Amato dalla comunità e dallo stesso pontefice, l’attuale Arcivescovo Metropolita Emerito di Agrigento è tornato in visita a Patti accolto con calore ma non senza qualche punta di polemica legata al caso Marchese, ex seminarista, vittima di un caso di pedofilia, al quale l’arcivescovo ha chiesto 200.000 euro di risarcimento per i danni che la denuncia dell’abusato avrebbe arrecato all'”immagine” e al “prestigio” della Chiesa di Agrigento.
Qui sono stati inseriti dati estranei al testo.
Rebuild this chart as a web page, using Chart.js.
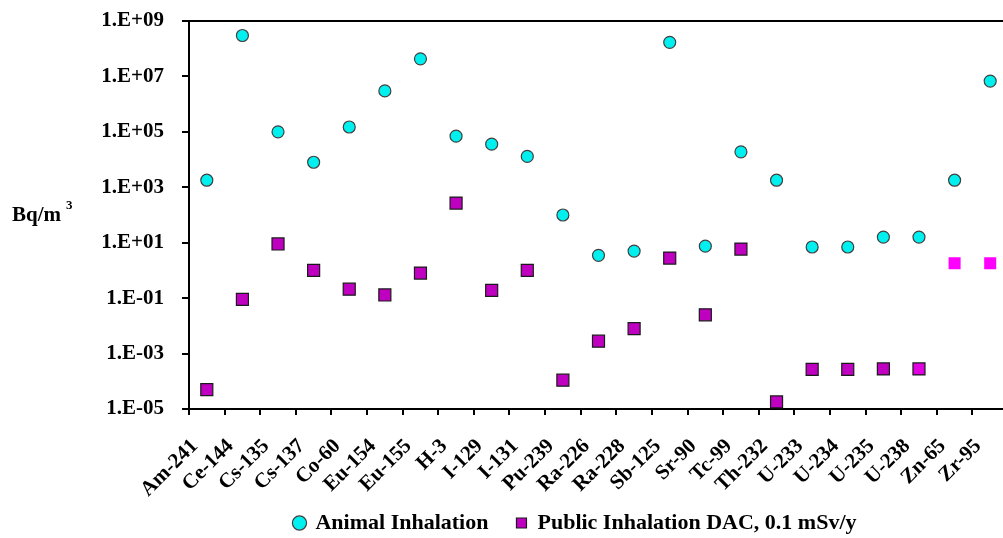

Attualmente insediato come vescovo di Patti è Mons. Ignazio Zambito, nato a Santo Stefano Quisquina il 25 gennaio del 1942 ed ordinato sacerdote nel 1966. Mons. Zambito può essere considerato come il secondo “Vescovo muratore” di Patti; a lui si devono infatti numerosi lavori di restauro di edifici di culto del centro storico (Sacra Famiglia, Chiesa di S. Ippolito). Altra storia è quella del Convento di S. Francesco, requisito dallo Stato dopo l’Unità d’Italia e recentemente restaurato per via di altri sovvenzionamenti. Ma, a proposito di questo edificio, va ricordato che il suo primo restauro fu operato sotto il Vescovo Napoli nel 1654 e la data della sua erezione è tuttora incerta; sembra infatti che il convento sia stato fondato da S.Antonio da Padova durante il suo secondo viaggio in Sicilia nel 1225, nonostante la lapide, posta dal Vescovo Napoli in cima all’arco dell’ingresso principale, rechi la data 1222.
All’attuale Vescovo si deve anche la costruzione della controversa chiesa concattedrale dedicata ai Santi martiri del XX Secolo nella contrada di San Giovanni; edificio da molti ribattezzato “il fungo verde”.